You are viewing a plain text version of this content. The canonical link for it is here.
Posted to dev@avro.apache.org by "Ryan Blue (JIRA)" <ji...@apache.org> on 2015/10/07 21:49:26 UTC

[jira] [Commented] (AVRO-1699) AutoMap field values between Avro objects with different schemas

    [ https://issues.apache.org/jira/browse/AVRO-1699?page=com.atlassian.jira.plugin.system.issuetabpanels:comment-tabpanel&focusedCommentId=14947466#comment-14947466 ] 

Ryan Blue commented on AVRO-1699:
---------------------------------

[~pmazak], thanks for taking the time to post this feature. It's an interesting take on the problem.

Avro already has support for some of what AutoMapper is doing by using read schemas. When you read encoded data, you always need the schema that it was written with to decode the fields (which is why schemas are embedded in file headers). Readers also let you to request a schema (the "read schema") that is the schema that the objects handed to you will have. That schema needs to follow the [well-defined rules|https://avro.apache.org/docs/1.7.7/spec.html#Schema+Resolution] in order to be valid, but you can add columns, remove columns, resolve column aliases, and widen types (int to long but not float to int). There are also validations that verify a schema can read data written with another schema.

There are two limitations to the current approach:
1. Resolution or translation is done when reading from encoded data. That works great if you control the reader and can set the read schema, but it gets a little annoying when you forget to pass a writer's schema all the way back to the reader... which is actually a problem I ran into recently.
2. Schema resolution on read gives you a view of the original data and isn't intended to help with data transformations that you might need in business logic, like parsing numbers from strings, updating structures, or converting units.

Right now, I think the AutoMapper in this patch is mixing those two use cases. I'd really like to see the ability to identify when an object passed to a writer has a different schema and translate. I think it is also interesting to discuss a library for generic transformations. But I don't think those two should be done in one class because too much is going on without the caller's knowledge, especially when schema resolution is well-defined in the Avro spec.

What do you think about working on those separately? I'm betting that the in-memory resolution would be a really useful feature for you that would handle most of your use cases.

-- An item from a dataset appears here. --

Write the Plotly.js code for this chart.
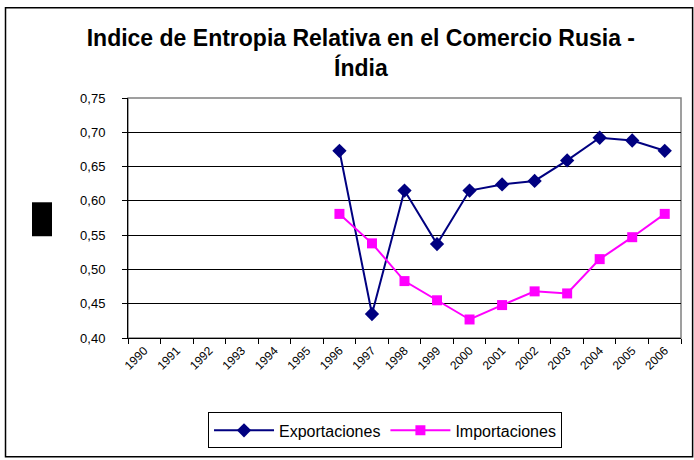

> AutoMap field values between Avro objects with different schemas
> ----------------------------------------------------------------
>
>                 Key: AVRO-1699
>                 URL: https://issues.apache.org/jira/browse/AVRO-1699
>             Project: Avro
>          Issue Type: New Feature
>          Components: java
>    Affects Versions: 1.7.6
>            Reporter: Paul Mazak
>         Attachments: AVRO-1699.patch
>
>
> There are a few use cases for this:
> *Various Avro input data to one common output*
> You want to pickup Avro files in different schemas and normalize into one. You might wish to transform to the superset of the input schemas.
> *Aggregating Raw Data*
> You want to rewrite data grouped by some fields and aggregated.  The output Avro in this case would be a subset of the input Avro, where at least the group by fields are in both input and output schemas.
> *Alternate Views*
> You have Avro data that you want to trim different ways to create subsets that would be useful for views in Hive or exports for SQL tables.
> *Schema Migration*
> You've added fields to a schema and you are storing data in both the old and new schemas.  You have Avro in an old schema and you can't process it with Avro in the new schema (using pig or java map-reduce).  AutoMapping would up-convert your old data by setting null for the new fields added, and all data are in the new schema.  This was [asked|http://stackoverflow.com/questions/27131942/is-it-possible-to-retrieve-schema-from-avro-data-and-use-them-in-mapreduce] about on StackOverflow.
> _Considerations:_
>  * Loop over the source schema fields available to automap over and return any that were unable to be mapped.
>  * Allow mappings between compatible types. For example going from integers to longs, floats to strings, etc.
>  * Field names match case-sensitive.
>  * Make use of aliases in the schema when considering fields to automap.
>  * Deep copy nested structures like arrays and maps



--
This message was sent by Atlassian JIRA
(v6.3.4#6332)